When Class Notes Pay Off

PROVO, Utah – Apr 09, 2019 – While many students are tempted to toss away class notes at the end of a school year, BYU MBA alum Jason Barron kept his and is actually making a profit from them.

Earlier in his education, Barron had begun taking notes in a different way. Instead of frantically writing lecture notes, he drew key concepts during class, a form of notetaking called “sketchnoting.” Barron first heard about sketchnoting from a work friend, and when he tried it out, he noticed his ability to remember the information was better. He decided to pursue the notetaking art by practicing while in meetings and attending various conferences. When he started the MBA program, Barron decided to further apply the acquired technique.

“I was pursuing an MBA and realized that, as far as I knew, no one had tried sketchnoting an entire MBA class,” Barron says. “I thought it was worth trying.”

After receiving positive feedback from family members and classmates, Barron decided to compile his visual notes into a book, The Visual MBA, which he completed in fall 2017, just after graduating from BYU. Barron planned to create the book for fellow classmates and the incoming MBA class at the time. To cover editing and printing costs, he started a Kickstarter campaign requesting $7,000.

In twenty-eight days, the campaign raised more than $70,000, with donations from about forty countries. Initially nervous about how the book would be received, Barron has been amazed at the responses from readers around the world. “My kids got to see this book going to Japan and Saudi Arabia,” Barron says. “All the reviews that came back were positive. For me, that was super satisfying."

After seeing the success of the book, Houghton Mifflin Harcourt contracted publishing rights for the highly visual volume, which is slated to be released in the United States this April. Other publishers abroad have also taken an interest in pursuing the rights to translate and publish the book.

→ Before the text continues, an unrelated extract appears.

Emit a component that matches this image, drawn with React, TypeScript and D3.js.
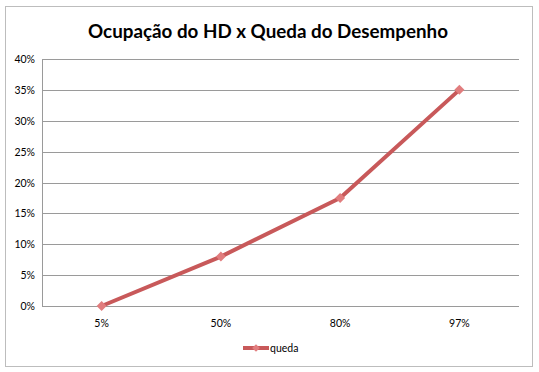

Barron remembers a time when he felt like giving up on the project altogether. As a father of five, he had to balance time amid the MBA program, compiling the book, and caring for his family. “It was a big challenge,” Barron says. “More than once I thought, ‘I can’t accomplish this. No one will like it. It will be too much work.’” The reassuring words of his wife, Jackie, and a strong support system helped Barron push through moments of struggle and to complete the endeavor.

A creative mind-set and the knowledge he gained from the MBA program continue to help Barron’s career goals today. “I think the ability to think outside the box and do things differently is critical,” he says. Thinking creatively helped him as a founding partner of a startup and currently as senior manager in the Communication Services department of The Church of Jesus Christ of Latter-day Saints. 

The lessons learned have also helped him in other aspects of his life. “This entire experience—earning my MBA and the process of publishing the book—has helped me in my Church calling and as a father,” say Barron. “I can think more broadly and find a better way to do things. The whole experience has been a huge blessing to me.”

Jason Barron with his book
Jason Barron with his book, The Visual MBA, a compilation of drawn concepts he learned as a student of the BYU MBA program.